Now you have the third player Thomas Kontogiannis (#4 was Kontogiannis' nephew. So I'll consider him an extension of his uncle.). Given the background and habits of the other two, is this guy really just a real estate developer from Long Island? Consider this passage from a piece in the San Diego Union-Tribune that I excerpted back in November ...

In a previously undisclosed link between Cunningham and Kontogiannis, the developer accompanied the congressman to Saudi Arabia last year. A Saudi-American businessman flew Cunningham to Saudi Arabia twice last year aboard a private jet.
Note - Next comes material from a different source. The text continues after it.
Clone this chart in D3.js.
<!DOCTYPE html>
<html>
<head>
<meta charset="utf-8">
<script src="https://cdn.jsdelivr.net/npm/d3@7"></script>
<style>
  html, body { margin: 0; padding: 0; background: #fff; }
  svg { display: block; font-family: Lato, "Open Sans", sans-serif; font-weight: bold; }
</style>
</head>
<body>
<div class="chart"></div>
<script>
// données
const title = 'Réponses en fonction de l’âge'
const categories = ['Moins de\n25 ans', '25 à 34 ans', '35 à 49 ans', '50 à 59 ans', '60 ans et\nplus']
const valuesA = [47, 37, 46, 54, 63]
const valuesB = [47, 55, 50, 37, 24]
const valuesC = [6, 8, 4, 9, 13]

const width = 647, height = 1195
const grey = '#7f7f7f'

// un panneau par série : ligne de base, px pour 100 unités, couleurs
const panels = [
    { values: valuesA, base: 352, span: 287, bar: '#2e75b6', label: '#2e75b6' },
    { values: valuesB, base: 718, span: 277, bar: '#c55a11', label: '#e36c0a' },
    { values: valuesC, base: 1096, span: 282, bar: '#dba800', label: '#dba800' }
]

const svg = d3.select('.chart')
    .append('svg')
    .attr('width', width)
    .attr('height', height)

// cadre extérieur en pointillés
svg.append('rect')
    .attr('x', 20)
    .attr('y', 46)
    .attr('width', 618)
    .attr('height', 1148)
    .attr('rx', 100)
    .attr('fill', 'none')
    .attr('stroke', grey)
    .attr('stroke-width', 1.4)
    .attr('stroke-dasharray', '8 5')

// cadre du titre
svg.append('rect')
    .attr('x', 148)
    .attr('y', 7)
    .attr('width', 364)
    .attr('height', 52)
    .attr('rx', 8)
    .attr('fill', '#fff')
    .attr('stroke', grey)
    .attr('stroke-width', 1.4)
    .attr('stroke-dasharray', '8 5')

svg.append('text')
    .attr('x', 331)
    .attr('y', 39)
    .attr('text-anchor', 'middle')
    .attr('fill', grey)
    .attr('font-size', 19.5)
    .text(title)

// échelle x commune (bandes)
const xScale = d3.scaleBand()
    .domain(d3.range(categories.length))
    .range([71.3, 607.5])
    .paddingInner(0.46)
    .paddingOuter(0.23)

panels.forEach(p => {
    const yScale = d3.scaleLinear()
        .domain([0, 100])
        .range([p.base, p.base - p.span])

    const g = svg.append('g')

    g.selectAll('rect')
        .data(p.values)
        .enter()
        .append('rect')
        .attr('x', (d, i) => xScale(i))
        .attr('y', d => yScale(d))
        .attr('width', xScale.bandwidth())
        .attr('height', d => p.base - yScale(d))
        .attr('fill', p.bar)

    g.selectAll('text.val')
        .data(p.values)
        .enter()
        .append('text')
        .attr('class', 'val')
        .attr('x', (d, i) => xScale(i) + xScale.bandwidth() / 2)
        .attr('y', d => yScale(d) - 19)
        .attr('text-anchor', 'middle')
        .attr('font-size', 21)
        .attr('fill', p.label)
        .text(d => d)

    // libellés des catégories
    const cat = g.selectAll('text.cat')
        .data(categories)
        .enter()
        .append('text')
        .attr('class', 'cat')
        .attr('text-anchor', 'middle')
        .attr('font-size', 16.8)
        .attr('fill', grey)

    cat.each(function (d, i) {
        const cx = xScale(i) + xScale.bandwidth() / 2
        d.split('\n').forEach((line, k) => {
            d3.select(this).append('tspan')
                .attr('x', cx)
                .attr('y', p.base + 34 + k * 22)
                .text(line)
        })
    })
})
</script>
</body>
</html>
On the second trip, the jet stopped in Athens to pick up Kontogiannis, a native of Greece with businesses interests in several countries. Ziyad Abduljawad, founder and chairman of San Diego-based PLC Land Co., paid for Cunningham's two trips to Saudi Arabia, each at a cost of more than $10,000. Cunningham has described Abduljawad as an acquaintance who shares his interest in improving U.S.-Saudi relations.

SNIP

It was unclear who paid for Kontogiannis' trip.

SNIP

Just how did Kontogiannis get into the mix with Wilkes and Wade? What's Kontogiannis's real line of work?
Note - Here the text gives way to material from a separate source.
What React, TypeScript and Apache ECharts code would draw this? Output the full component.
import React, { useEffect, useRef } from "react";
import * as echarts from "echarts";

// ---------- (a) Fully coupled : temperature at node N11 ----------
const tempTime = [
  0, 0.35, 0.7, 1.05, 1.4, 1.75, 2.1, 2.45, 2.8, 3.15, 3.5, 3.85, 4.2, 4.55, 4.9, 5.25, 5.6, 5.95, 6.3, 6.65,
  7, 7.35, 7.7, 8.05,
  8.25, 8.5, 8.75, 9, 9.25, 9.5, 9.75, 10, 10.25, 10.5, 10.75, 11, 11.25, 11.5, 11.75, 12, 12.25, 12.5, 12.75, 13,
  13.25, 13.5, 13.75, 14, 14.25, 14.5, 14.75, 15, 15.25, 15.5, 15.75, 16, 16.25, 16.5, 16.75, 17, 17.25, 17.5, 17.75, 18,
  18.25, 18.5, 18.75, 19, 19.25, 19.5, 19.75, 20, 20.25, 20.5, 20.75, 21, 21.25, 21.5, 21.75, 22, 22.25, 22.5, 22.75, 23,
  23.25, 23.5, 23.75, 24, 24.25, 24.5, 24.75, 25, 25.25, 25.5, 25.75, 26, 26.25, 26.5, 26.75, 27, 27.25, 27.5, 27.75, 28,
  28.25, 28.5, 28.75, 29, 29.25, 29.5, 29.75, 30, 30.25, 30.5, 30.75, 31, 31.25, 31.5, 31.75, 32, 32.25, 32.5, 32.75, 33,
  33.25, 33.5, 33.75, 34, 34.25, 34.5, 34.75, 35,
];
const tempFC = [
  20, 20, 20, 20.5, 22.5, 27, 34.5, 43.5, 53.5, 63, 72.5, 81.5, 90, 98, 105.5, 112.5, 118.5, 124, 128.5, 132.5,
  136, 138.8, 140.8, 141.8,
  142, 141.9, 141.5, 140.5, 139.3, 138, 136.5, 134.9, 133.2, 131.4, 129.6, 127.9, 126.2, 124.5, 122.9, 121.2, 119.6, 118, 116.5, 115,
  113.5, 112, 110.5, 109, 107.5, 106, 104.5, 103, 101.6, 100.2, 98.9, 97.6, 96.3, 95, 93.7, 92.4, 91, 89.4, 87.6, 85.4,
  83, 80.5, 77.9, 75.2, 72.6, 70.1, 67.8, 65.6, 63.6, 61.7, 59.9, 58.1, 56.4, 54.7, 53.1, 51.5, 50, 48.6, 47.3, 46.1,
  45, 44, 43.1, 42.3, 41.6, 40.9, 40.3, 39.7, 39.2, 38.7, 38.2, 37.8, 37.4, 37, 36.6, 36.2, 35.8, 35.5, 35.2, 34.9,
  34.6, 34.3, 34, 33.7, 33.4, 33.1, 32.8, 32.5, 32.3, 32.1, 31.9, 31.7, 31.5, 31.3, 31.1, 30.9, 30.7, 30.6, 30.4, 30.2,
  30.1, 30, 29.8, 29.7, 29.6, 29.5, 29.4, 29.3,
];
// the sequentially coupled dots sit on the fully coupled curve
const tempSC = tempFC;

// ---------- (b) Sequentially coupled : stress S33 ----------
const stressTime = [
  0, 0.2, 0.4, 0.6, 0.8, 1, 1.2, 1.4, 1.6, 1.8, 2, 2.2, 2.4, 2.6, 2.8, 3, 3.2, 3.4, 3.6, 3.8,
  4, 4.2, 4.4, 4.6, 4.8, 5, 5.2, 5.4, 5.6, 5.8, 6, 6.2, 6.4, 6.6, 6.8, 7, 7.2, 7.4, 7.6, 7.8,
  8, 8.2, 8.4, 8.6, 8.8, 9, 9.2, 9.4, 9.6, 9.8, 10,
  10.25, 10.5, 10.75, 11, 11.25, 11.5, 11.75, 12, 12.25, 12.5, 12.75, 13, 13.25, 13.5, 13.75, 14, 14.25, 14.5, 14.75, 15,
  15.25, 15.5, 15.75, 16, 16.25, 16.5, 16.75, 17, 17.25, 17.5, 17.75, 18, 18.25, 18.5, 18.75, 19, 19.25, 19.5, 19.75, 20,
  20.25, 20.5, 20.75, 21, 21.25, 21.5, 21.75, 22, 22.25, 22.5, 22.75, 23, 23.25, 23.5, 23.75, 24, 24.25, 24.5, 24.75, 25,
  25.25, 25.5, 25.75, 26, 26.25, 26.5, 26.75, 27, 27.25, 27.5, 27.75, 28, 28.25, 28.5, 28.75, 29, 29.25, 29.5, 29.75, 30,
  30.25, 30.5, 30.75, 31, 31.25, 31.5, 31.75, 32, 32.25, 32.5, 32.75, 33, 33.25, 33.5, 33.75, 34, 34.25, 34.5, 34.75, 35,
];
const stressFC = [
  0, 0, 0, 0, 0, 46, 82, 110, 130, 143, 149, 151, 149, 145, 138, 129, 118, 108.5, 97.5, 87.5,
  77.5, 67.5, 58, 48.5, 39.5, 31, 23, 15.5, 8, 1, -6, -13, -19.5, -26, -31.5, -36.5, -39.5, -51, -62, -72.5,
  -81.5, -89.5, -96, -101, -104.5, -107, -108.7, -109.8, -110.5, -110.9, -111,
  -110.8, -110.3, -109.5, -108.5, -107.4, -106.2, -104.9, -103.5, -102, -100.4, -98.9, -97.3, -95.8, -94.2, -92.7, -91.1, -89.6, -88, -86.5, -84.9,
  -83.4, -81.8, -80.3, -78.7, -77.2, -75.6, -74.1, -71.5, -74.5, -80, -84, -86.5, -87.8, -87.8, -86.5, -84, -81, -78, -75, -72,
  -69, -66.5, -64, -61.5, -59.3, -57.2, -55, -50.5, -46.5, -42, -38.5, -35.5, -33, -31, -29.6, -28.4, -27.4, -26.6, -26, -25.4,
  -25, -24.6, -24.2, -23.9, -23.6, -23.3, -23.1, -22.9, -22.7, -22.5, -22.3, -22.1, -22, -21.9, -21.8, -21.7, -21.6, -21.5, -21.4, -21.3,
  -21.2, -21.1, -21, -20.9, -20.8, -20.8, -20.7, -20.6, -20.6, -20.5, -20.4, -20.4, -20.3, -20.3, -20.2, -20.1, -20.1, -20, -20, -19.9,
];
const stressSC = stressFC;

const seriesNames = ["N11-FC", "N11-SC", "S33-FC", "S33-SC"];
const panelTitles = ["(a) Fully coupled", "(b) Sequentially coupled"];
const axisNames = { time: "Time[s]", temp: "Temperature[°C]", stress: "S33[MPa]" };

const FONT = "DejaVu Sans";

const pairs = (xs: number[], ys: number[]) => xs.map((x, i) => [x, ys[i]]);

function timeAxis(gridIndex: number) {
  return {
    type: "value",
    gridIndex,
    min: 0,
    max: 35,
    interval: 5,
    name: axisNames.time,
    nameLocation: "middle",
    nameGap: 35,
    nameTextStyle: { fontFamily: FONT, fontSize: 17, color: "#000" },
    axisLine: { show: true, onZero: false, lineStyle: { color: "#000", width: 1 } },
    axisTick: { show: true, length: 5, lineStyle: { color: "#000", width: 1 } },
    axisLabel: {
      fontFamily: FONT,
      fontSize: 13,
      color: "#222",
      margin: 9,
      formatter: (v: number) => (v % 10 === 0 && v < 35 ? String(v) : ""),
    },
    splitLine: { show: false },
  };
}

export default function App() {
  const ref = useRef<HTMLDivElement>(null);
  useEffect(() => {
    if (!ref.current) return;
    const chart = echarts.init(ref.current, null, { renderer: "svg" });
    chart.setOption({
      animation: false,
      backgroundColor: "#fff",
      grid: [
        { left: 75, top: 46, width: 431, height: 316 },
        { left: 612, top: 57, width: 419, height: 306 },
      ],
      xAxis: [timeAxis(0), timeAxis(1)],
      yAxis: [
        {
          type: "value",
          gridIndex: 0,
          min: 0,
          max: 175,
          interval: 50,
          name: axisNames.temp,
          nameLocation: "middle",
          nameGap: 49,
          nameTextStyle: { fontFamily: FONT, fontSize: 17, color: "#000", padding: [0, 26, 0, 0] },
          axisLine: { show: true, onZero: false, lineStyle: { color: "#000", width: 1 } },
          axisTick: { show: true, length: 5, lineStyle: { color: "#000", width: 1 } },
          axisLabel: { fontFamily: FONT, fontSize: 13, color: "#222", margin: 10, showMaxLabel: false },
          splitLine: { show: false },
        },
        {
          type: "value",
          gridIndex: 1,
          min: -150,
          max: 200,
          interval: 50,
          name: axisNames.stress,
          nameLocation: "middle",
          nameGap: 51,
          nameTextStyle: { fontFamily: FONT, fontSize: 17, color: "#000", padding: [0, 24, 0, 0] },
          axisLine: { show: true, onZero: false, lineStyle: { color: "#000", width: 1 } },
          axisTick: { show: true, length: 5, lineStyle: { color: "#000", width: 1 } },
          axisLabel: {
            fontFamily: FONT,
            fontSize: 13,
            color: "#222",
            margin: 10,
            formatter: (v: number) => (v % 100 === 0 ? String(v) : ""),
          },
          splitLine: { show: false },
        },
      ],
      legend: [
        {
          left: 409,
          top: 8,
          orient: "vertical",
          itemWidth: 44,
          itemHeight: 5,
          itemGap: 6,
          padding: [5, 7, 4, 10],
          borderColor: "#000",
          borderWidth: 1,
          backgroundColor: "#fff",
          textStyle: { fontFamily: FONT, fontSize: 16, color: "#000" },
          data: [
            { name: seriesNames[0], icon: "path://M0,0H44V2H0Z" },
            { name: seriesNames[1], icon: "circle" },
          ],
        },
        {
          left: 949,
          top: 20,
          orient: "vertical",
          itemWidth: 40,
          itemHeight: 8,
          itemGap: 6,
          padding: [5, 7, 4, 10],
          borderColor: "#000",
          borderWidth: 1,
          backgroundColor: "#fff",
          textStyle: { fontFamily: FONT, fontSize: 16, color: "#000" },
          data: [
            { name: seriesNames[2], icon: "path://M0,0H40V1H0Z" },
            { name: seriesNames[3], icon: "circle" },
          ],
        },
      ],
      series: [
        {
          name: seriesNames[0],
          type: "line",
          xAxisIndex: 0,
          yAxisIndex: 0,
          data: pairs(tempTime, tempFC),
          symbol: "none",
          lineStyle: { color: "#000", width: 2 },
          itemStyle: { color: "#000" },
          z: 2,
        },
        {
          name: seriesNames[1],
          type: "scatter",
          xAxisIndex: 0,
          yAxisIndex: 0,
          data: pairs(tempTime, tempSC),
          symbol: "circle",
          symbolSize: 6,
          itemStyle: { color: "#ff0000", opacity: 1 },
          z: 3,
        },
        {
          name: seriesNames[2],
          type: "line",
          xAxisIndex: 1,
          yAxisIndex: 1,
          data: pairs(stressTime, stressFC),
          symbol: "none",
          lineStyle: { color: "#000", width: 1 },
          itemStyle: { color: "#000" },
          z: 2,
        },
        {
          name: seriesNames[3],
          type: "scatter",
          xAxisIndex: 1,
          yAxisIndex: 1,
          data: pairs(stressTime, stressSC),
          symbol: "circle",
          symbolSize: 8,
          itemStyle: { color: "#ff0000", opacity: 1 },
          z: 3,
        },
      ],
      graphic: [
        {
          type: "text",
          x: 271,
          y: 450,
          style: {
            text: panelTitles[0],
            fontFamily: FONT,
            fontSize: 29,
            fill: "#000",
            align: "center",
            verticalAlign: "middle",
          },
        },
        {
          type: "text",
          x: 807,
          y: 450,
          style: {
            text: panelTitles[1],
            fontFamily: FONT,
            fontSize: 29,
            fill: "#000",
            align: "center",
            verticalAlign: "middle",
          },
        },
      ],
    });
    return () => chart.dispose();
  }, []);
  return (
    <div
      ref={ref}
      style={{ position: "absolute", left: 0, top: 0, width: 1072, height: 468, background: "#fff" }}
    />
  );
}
Justin Rood fills in the answer to that last question, here: http://www.tpmmuckraker.com/archives/000391.php



Cunningham, Felon Met With Saudi Crown Prince

By Justin Rood - April 17, 2006, 1:06 PM Over the weekend, a new profile by Copley News Service added to our understanding of former GOP Rep. Randy "Duke" Cunningham's "Co-conspirator #3," the mysterious Thomas Kontogiannis. Today, we can add a bit more. Recall that Kontogiannis bribed Cunningham through purchasing a yacht from the congressman -- and paying several hundred thousand dollars more than it was worth. His finance company also handled some of Cunningham's questionable mortgages. But reporters and investigators have struggled to understand what Kontogiannis was getting from Duke for all the money he spent on the lawmaker. The latest theory seems to be that Duke was introducing him to world leaders. As Copley reports:

Cunningham "introduced him to people. It was like he had a congressman on retainer," added.

The Copley story notes that he twice accompanied Cunningham to the White House, and kept a picture of himself meeting President Bush in his house. Now, TPMmuckraker has learned he apparently met the man who would shortly become king of Saudi Arabia. It's been known that Kontogiannis, a wealthy businessman and two-time felon, in 2004 accompanied Cunningham and a Saudi constituent, San Diego real estate mogul Ziyad Abduljawad, to Saudi Arabia. Rep. Ken Calvert (R-CA) also went. Abduljawad paid for the trip. Until now, we haven't known much about the trip -- who the group met with, why, what they talked about. Cunningham is said to have gone in order to promote U.S.-Saudi ties, or some other such pap. Beyond that, we've had nothing. I called Calvert last week to ask him more about the trip. (He's the only one of the crew who's talking these days: Cunningham's in the pen, Abduljawad declined an interview, Tommy K's lawyer doesn't return calls.) Calvert's memory wasn't perfect, but he had some details to share. The group met with Saudi Crown Prince Abdullah -- then the de facto ruler of Saudi Arabia, and now its king. Kontogiannis was at the meeting, Calvert recalled, although "he didn't say anything, as I remember," the lawmaker told me. Copley now tells us its sources say Tommy K's purpose "appeared to center on an oil business he owned in Europe." That's not much to go on. The group also met with "ministers of various government institutions within Saudi Arabia," Calvert said. He recalled Kontogiannis being present for "some" of those meetings. As for what was discussed, Calvert recalled only that a number of the ministers pressed Cunningham to help ease post-9/11 restrictions on student visas for Saudis. With Abdullah, Calvert said the discussion was "primarily social," and "trying to build a better relationship with the United States." Now a U.S. citizen, Kontogiannis is worth about $70 million, Copley reporter Joe Cantlupe tells us. He spent over $300,000 on Cunningham. "What Kontogiannis, 59, got from the relationship with Cunningham remains unclear," Cantlupe writes, but notes that the businessman visited the White House twice with the Duke. And now we know they visited the Saudi crown prince together also. Was that it? He bought Cunningham -- a well-positioned but hardly towering member of the U.S. House -- to meet world leaders?


Bottom-line: MZM-Cunningham appears to be part of the American side to the monster scandal involving multi-billion dollar kickbacks from defense contractors to the Saudi Royal family, which has been in turn buying western politicians and intelligence officials for decades.

Over the years, the Yamamah slush fund has bankrolled a series of Saudi black operations from Pakistan's nuclear program, to the BCCI rip-off, to the Iran-Contra operation, to the creation of al-Qaeda and political influence buying in the US and UK by various factions of the Royal family.

Every time the US and Britain puts together an arms deal with the Saudis, and now with third-countries such as Turkey and Greece, the overpricing and kickbacks funds a black program, often inside the US and Britain.